One of the most exciting Android phones of the year could be the Nothing Phone (1)

I have avoided the Nothing Phone (1) hype so far - nothing that has been announced so far makes me excited, and I am very wary of products for which the main selling point is the charisma of the influential figure behind them (see also: everything Musk has ever touched).

But a recent leak has piqued my interest in this upcoming Android phone. The phone will launch at a mid-range price - €500, to be precise (which converts to about $540, £430, AU$750).

In light of the pomp and ceremony already surrounding the Nothing Phone, I had expected it to be a high-end handset to rival the Samsung Galaxy S22 and iPhone 14. Despite not yet joining the hype train, I'm at least lining up to buy a ticket.

The mid-range phone market is where OnePlus gained popularity - that same OnePlus whose co-founder is now the president of Nothing - and it is how brands like Xiaomi and Oppo grew from 'fledgling Chinese phone companies' to 'global players'.

As a result of the competitive nature of the midrange market, both from the multitude of mobile phones and the equally-entertaining budget and premium sectors, these devices must be great. In order to compete in the league, companies must offer the highest specs at the lowest prices.

Mid-range phones are known for their fantastic cameras, while the Moto G200 and Poco F4 GT offer top-end performance on a budget.

It doesn't hurt that the mid-range market is more appealing to tech enthusiasts. When someone does not know their Snapdragons from their Dimensities, they are more likely to wander into a store and buy the first expensive Galaxy S or iPhone, or perhaps whichever budget Moto G or Nokia handset catches their eye.

People who like to pick over specs and features may be more interested in the nuances of different mid-range phones.

Ultimately, that is the market for the Nothing Phone (1): it is being sold based on the legacy of Carl Pei, Nothing's founder, with features that appeal to tech enthusiasts. The design of the device gives that away more than anything else: the back is see-through so you can see inside.

Despite the competitiveness of the mid-range phone market, I haven't been captivated by a midrange phone in some time now - partly because mobile trends diverge from what I like (where are the curved-edge phones? Why are there rarely any mid-range camera phones?) but partly due to another reason.

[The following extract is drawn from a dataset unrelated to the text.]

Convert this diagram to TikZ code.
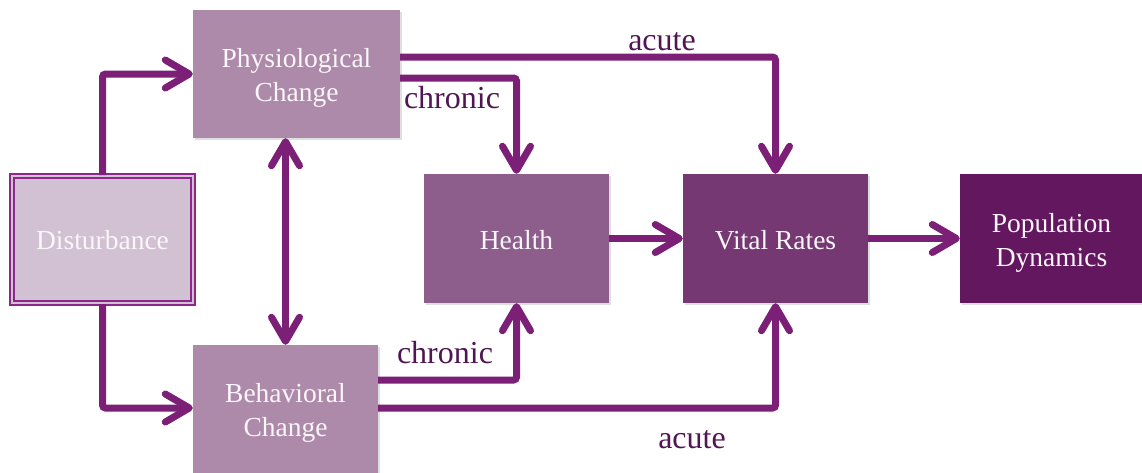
\documentclass[tikz,border=0pt]{standalone}
\usepackage{fontspec}
\setmainfont{Liberation Serif}
\usetikzlibrary{arrows.meta,shadows}
\definecolor{arrowc}{RGB}{123,31,119}
\definecolor{distfill}{RGB}{209,193,211}
\definecolor{distline}{RGB}{140,40,140}
\definecolor{changefill}{RGB}{173,138,170}
\definecolor{healthfill}{RGB}{141,94,140}
\definecolor{vitalfill}{RGB}{118,56,114}
\definecolor{popfill}{RGB}{98,23,94}
\definecolor{labelc}{RGB}{80,22,84}
\definecolor{boxtext}{RGB}{250,246,250}
\newcommand{\twoline}[3]{\raisebox{#3}[\height][\depth]{\begin{tabular}{@{}c@{}}#1\\#2\end{tabular}}}
\newcommand{\oneline}[2]{\raisebox{#2}[\height][\depth]{#1}}
\tikzset{
  plainbox/.style={rectangle, inner sep=0pt, align=center, text=boxtext,
    font=\fontsize{27.5}{34}\selectfont},
  boxnode/.style={plainbox,
    drop shadow={shadow xshift=2pt, shadow yshift=-2pt, opacity=0.25}},
  conn/.style={draw=arrowc, line width=7pt, rounded corners=3pt,
    -{Straight Barb[length=24pt, width=28pt, line cap=round, line join=round]}},
  biconn/.style={draw=arrowc, line width=7pt,
    {Straight Barb[length=24pt, width=28pt, line cap=round, line join=round]}-{Straight Barb[length=24pt, width=28pt, line cap=round, line join=round]}},
  lbl/.style={text=labelc, font=\fontsize{32}{36}\selectfont, inner sep=0pt}
}
\begin{document}
\begin{tikzpicture}[x=1pt,y=-1pt]
\useasboundingbox (0,0) rectangle (1142,472);
\fill[white] (0,0) rectangle (1142,472);
% nodes
\node[plainbox, fill=distfill, draw=distline, line width=2pt, double=distfill, double distance=2pt,
  minimum width=181pt, minimum height=127pt] (dist) at (102.5,239.5) {\oneline{Disturbance}{-1pt}};
\node[boxnode, fill=changefill, minimum width=207pt, minimum height=128pt] (phys) at (296.5,74) {\twoline{Physiological}{Change}{-4pt}};
\node[boxnode, fill=changefill, minimum width=185pt, minimum height=130pt] (beh) at (285.5,410) {\twoline{Behavioral}{Change}{-3pt}};
\node[boxnode, fill=healthfill, minimum width=185pt, minimum height=129pt] (health) at (516.5,238.5) {\oneline{Health}{-2pt}};
\node[boxnode, fill=vitalfill, minimum width=185pt, minimum height=129pt] (vital) at (775.5,238.5) {\oneline{Vital Rates}{-2pt}};
\node[boxnode, fill=popfill, minimum width=183pt, minimum height=129pt] (pop) at (1051.5,238.5) {\twoline{Population}{Dynamics}{-4pt}};
% connectors
\draw[conn] (dist.north) |- (phys.west);
\draw[conn] (dist.south) |- ([yshift=2pt]beh.west);
\draw[biconn] (beh.north |- phys.south) -- (beh.north);
\draw[conn] ([yshift=17pt]phys.east) -| (vital.north);
\draw[conn] ([yshift=-4pt]phys.east) -| (health.north);
\draw[conn] (health.east) -- (vital.west);
\draw[conn] (vital.east) -- (pop.west);
\draw[conn] ([yshift=30pt]beh.east) -| (health.south);
\draw[conn] ([yshift=2pt]beh.east) -| (vital.south);
% labels
\node[lbl] (lacute1) at (662,42) {acute};
\node[lbl] (lchron1) at (452,98) {chronic};
\node[lbl] (lchron2) at (445,353) {chronic};
\node[lbl] (lacute2) at (692,440) {acute};
\end{tikzpicture}
\end{document}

The makers of mid-range phones, such as OnePlus and Xiaomi, have abandoned the market in favor of the more profitable premium phone market. The mid-range market simply gets less attention, despite its potential to generate big gains.

That's why the leaked price of the Nothing Phone (1) interested me: it shows that Nothing is willing to step up and make a mid-priced phone instead of jumping straight into the premium market.